TASK REQUIREMENTS:
Scan the records for the string "uses"; copy each line where it occurs.

STORED DATA:
** Start **

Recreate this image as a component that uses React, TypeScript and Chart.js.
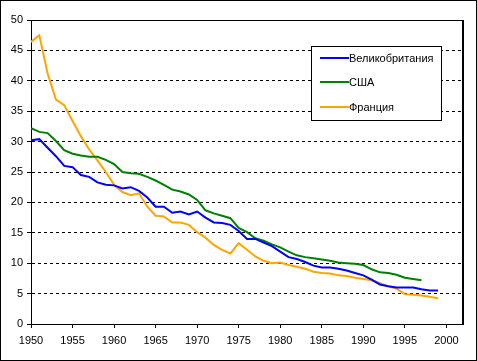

** End **
** Start **

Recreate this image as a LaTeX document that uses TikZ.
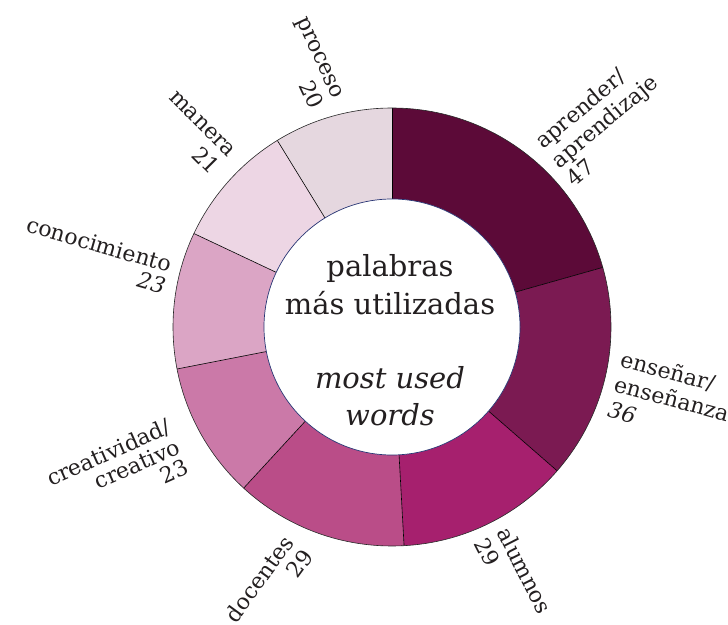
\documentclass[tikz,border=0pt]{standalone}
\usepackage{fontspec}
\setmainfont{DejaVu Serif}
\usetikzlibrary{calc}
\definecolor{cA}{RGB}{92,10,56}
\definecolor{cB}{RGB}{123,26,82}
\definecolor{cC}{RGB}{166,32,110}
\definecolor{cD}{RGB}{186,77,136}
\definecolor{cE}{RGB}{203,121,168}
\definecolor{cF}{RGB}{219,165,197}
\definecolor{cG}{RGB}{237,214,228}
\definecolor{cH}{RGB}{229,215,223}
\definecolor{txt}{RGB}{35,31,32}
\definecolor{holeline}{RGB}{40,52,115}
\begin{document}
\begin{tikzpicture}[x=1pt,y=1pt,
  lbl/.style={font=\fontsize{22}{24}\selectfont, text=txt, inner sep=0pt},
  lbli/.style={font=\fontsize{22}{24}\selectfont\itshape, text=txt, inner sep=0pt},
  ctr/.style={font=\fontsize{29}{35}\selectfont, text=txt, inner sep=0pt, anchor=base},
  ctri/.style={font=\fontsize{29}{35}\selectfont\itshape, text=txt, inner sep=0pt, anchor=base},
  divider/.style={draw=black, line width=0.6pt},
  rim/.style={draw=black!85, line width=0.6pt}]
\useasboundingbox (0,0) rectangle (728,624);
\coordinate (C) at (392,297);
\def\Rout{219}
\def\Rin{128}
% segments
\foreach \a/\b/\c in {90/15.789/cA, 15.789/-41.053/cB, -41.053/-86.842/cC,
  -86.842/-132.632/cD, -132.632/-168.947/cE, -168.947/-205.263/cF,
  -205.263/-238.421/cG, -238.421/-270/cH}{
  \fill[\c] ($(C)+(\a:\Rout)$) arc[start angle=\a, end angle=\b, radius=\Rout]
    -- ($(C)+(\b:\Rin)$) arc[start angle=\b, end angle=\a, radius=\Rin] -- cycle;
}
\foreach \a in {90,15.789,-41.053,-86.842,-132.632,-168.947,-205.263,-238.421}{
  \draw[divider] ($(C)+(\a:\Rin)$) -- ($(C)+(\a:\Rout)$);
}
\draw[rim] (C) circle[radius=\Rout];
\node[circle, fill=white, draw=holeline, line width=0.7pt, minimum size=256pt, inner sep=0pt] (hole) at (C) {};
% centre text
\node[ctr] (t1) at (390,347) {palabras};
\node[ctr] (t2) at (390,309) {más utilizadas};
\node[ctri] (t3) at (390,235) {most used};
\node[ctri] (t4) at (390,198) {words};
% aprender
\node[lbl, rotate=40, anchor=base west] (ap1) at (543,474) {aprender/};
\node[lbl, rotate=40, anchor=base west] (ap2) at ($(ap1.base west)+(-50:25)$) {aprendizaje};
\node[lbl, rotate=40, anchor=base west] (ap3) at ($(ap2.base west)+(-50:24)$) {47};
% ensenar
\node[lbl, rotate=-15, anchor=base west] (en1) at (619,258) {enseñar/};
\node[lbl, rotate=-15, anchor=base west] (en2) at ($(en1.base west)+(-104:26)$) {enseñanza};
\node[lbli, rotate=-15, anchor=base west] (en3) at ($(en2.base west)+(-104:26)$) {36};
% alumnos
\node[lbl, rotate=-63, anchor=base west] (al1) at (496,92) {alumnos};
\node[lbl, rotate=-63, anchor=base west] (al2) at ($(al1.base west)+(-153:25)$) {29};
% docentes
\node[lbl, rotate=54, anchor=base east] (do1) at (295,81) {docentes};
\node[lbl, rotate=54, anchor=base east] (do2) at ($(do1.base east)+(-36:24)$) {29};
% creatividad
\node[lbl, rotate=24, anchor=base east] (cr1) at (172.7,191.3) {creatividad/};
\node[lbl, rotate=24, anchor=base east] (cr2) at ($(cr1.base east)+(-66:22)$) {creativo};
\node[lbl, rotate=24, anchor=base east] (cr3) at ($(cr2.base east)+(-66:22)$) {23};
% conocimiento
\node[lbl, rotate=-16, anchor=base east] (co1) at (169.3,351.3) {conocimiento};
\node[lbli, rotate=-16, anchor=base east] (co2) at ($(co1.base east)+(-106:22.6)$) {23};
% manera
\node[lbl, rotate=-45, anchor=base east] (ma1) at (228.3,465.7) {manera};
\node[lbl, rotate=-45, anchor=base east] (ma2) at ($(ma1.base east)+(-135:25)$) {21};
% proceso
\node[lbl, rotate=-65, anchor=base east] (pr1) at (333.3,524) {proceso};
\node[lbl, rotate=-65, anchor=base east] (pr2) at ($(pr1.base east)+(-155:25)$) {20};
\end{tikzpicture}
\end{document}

** End **

ANSWER FOR THE TASK:
Recreate this image as a component that uses React, TypeScript and Chart.js.
Recreate this image as a LaTeX document that uses TikZ.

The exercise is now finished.